Miranda Pakulski wept as she left the small relic hanging from a chain around a statue of the Virgin Mary at the Basilica of the Assumption yesterday.
"I can't even begin to explain," said Pakulski, 26, of Highlandtown, who believes the Virgin Mary helped her recover from a chronic case of hives two years ago. "It's just so moving. It's a matter of faith."
Pakulski and about 400 others came to the Basilica yesterday to attend Mass and see the relic, a half-inch piece of cloth from a tilma, or cloak, that Roman Catholics believe was imprinted with Mary's image more than four centuries ago in Mexico.
The relic, which is on a seven-month Tilma of Tepeyac Tour of the United States, meant different things to the dozens of Catholics who waited in line after Mass to kneel before it. Some took photographs and were awed by the relic's history; many prayed for forgiveness or for relatives in poor health.
Charlotte and Michael Janssen brought two foster children to see and pray over the relic. They hoped it might help 13-year-old Gan as he battles scoliosis, mental disabilities and other severe ailments.
"It gave me a glow, maybe we can do something for this child yet," said Michael Janssen as he pushed Gan in a wheelchair.

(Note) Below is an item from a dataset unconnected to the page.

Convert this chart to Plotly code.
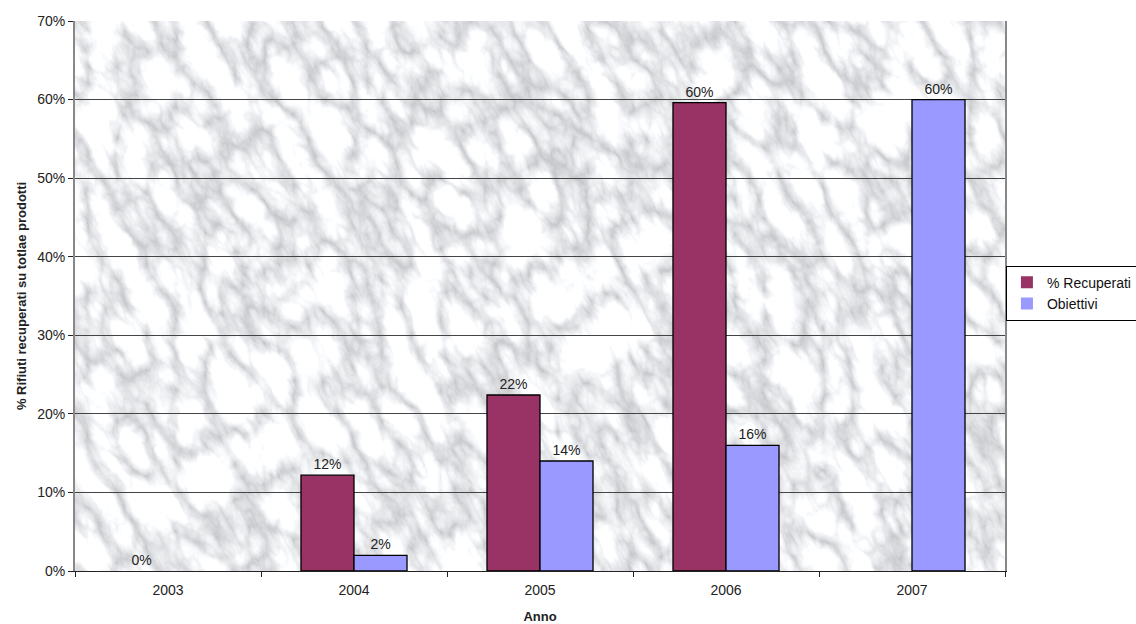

The Janssens, who drove to Florida several years ago to see what some said was an image of the Virgin Mary in a bank window, also prayed that they might keep 8-month-old Christopher, also a foster child.
The relic dates to December 1531, when an Aztec peasant named Juan Diego passed Tepeyac Hill, in what is now a northern neighborhood of Mexico City, on his way to Mass.
According to Roman Catholic tradition, Diego suddenly heard birds singing and saw the Virgin Mary, who asked Diego to tell the local bishop to erect a church on the hill in her honor. The bishop told Diego that he doubted the claim and asked for a sign. Mary appeared to Diego again and told him to gather roses blooming on the hill and wrap them in his tilma.
When Diego opened his cloak for the bishop and others, they were not just surprised by the roses, which were growing in the middle of winter. The bishop and several witnesses dropped to their knees when they realized the cloak bore an image of the Virgin Mary.
The cloak with her image is enshrined in the Basilica of Our Lady of Guadalupe in Mexico City. Juan Diego was canonized last year.
The Los Angeles Archdiocese received the half-inch piece of cloak in 1941 after the city's archbishop led a pilgrimage to the shrine. The tour is being organized by the Apostolate for Holy Relics and is being co-sponsored by the Knights of Columbus Supreme Council in New Haven, Conn.
Andrew Walther, vice president of the Apostolate for Holy Relics, said the small piece of cloth has drawn hundreds of pilgrims throughout its tour. Noting that the cloak survived a bombing attempt in the 1920s and that its poor-quality fibers should have disintegrated years ago, Walther said, "It's sort of miraculous from beginning to end."
Yesterday, many said they visited the Basilica to soak in that history and feeling. "We may never get a chance to go to Mexico City," said Marie La Valle, 75, who traveled from Annapolis with a friend to see the relic. "This is a chance of a lifetime to see a relic and honor her."
A farewell Mass, where the relic will be on display, has been scheduled for 12:10 p.m. today at the Basilica.